Un día después un equipo de buzos noruego arribó al Mar de Barents sumándose a las labores de rescate. Si los sobrevivientes estaban aún con vida después de siete días ya podía considerarse un milagro. Entonces llegó la estocada mortal para los sufridos familiares. Tuvieron que escuchar aquello que no deseaban. El Kursk se había convertido en un ataúd de acero. La Armada rusa daba prácticamente por muertos a los 118 tripulantes del submarino. Aún no se habían abierto las escotillas, pero era como prepararlos para lo peor.
Los moscovitas acudieron a la inauguración de la reconstruida catedral de Cristo Redentor para orar por los 118 tripulantes del submarino.
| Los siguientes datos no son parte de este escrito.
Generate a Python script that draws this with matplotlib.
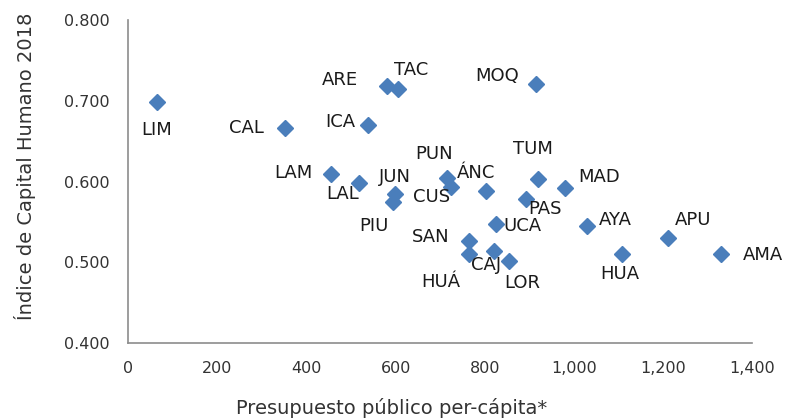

El patriarca de la Iglesia Ortodoxa Rusa, Alexi II, rezó durante la ceremonia por “aquellos que están prisioneros bajo el agua, por sus familias y amigos”.
La agonía de la espera culminó el 20 de agosto –a las 10 de la noche hora peruana- cuando especialistas noruegos abrieron una de las escotillas del submarino nuclear. Los buceadores no encontraron a nadie entre la escotilla exterior e interior del navío. No había indicios de vida. Probablemente más de la mitad de la tripulación había fallecido en los primeros minutos después de la explosión inicial.
El 21 de agosto la Marina Rusa confirmaba oficialmente la muerte de los 118 tripulantes del submarino nuclear Kursk. “Todas las secciones del submarino están inundadas y ninguno de los miembros de la tripulación quedó con vida”, dijo el vicealmirante Mijaíl Mozak.
El 22 de agosto Putin decretó luto nacional en toda Rusia y voló al Ártico para dar por fin la cara y afrontar la rabia de las familias de los 118 tripulantes muertos en el submarino nuclear Kursk. En octubre de 2000 se recuperaron doce cadáveres. En febrero del 2001 el Kremlin admitió que el accidente se había originado por una explosión. El 8 de octubre el sumergible fue reflotado. El costo fue de 65 millones de dólares.